State lawmakers slammed prison administrators for the practice of destroying field parole records one year after parolees are discharged; but corrections defended the policy of dumping files that contain parole agents' notes.
"I think it's hard to explain why we would destroy any records of a sex offender, especially in an instance like this where you have somebody who had done something so awful and been warned he is a danger: he will re-offend. He will hurt young girls again," said state Assemblyman Nathan Fletcher (R-San Diego).
"Those field notes by the agent have a ton of information that's not really, has any investigative value, would be no value to law enforcement," said Scott Kernan, Calif.
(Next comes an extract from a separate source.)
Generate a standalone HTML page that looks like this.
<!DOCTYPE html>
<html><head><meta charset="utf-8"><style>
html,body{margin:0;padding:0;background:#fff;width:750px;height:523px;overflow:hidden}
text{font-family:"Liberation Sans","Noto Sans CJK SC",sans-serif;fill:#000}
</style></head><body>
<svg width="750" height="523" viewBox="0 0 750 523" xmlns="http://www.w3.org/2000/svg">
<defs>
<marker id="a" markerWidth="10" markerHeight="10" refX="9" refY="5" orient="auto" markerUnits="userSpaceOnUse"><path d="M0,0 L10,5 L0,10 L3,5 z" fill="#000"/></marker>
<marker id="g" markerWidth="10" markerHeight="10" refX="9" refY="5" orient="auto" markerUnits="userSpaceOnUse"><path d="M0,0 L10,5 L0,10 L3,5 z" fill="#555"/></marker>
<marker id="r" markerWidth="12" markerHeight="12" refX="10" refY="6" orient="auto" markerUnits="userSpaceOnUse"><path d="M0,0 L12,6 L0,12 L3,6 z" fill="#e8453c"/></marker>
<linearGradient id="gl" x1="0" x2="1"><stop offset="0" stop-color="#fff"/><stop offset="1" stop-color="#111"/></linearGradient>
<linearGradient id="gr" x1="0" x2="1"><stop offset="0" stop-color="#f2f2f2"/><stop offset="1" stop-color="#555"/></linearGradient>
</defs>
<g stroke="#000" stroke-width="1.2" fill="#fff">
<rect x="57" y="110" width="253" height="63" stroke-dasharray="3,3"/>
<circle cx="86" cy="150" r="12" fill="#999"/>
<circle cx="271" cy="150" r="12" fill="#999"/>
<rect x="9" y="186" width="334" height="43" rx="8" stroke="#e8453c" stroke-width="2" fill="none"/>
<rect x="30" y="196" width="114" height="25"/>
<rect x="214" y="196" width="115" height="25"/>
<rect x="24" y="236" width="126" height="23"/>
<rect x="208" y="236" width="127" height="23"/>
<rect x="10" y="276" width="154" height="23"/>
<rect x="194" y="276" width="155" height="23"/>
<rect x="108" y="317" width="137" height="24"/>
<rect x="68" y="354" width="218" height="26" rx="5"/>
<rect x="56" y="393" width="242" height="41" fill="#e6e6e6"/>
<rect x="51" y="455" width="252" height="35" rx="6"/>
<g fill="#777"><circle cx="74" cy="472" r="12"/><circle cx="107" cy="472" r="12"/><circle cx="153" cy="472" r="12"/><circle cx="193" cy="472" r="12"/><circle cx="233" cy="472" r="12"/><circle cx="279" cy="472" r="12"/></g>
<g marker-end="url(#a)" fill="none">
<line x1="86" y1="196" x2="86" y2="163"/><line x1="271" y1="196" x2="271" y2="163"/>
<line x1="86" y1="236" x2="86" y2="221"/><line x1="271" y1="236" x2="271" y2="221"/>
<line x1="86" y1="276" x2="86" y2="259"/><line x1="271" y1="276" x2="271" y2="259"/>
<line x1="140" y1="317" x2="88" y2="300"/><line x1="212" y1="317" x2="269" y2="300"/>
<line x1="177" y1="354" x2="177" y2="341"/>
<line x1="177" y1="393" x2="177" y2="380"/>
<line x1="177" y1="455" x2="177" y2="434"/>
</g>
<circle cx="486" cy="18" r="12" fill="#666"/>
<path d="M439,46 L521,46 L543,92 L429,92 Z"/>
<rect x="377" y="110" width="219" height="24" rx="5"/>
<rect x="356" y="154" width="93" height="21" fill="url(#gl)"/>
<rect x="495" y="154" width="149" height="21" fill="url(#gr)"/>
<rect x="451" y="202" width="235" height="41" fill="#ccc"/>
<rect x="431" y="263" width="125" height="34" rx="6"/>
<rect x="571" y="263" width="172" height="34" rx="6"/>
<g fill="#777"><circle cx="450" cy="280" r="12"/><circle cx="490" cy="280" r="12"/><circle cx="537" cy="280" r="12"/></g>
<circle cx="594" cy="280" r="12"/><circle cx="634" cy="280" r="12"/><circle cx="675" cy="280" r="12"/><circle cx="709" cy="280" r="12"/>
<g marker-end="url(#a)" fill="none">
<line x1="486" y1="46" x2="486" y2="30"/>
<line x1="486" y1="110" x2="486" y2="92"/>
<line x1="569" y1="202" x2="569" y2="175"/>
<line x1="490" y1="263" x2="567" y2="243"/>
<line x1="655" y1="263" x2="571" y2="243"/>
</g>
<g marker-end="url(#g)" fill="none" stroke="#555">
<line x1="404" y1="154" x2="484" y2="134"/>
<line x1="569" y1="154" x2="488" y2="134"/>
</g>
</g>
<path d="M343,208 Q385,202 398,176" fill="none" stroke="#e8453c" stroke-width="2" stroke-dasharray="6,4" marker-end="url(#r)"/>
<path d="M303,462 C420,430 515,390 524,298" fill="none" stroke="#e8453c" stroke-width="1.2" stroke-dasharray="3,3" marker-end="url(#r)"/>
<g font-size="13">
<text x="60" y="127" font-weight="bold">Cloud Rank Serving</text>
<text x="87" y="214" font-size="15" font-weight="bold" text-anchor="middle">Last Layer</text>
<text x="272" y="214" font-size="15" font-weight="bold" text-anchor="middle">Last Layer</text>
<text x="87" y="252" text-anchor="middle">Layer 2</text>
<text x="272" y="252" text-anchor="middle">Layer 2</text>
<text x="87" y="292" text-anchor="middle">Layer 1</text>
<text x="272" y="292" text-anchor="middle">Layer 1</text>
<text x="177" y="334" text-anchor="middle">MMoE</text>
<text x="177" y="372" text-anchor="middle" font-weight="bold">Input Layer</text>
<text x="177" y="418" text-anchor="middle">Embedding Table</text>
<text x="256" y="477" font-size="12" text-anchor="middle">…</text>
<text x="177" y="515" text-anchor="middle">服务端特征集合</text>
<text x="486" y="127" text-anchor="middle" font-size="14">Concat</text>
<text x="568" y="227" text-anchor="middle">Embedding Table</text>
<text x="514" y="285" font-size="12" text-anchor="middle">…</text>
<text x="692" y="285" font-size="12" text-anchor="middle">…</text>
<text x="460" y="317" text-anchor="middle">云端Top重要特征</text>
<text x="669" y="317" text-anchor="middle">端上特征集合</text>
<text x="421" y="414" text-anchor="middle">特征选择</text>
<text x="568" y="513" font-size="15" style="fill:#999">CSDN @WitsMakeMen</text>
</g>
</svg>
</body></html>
Department of Corrections.
Destroying field parole records has been the state's practice for decades because there's not enough space to store all that paper.
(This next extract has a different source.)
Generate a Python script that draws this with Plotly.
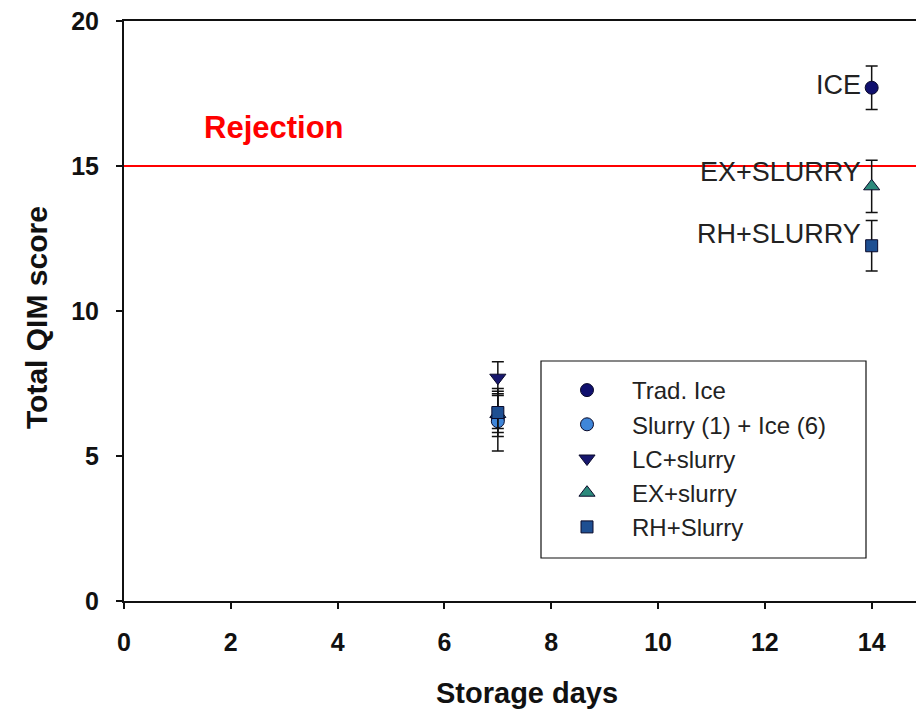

"What do you need? Do you need a scanner? Do you need a hard drive?" said Fletcher.
"We do not have the ability to have our systems automated," said Kernan.
"The fact that we have an agency in 2010 that doesn't have the ability to scan and retain documents electronically is kind of shocking," said Fletcher.
"The Legislature approved the funding for that. And it's a multi-year project," said Kernan.
"When will that be done?" said Fletcher.
"Well, it's going to take several years," said Kernan.
Governor Arnold Schwarzenegger ordered the Corrections Department earlier this month to start keeping parole records of sex offenders in the hopes of improving public safety.
"It's outrageous that that happened and something like this fell through the cracks because a life was lost because of that," said Schwarzenegger. "That is, you know, devastating."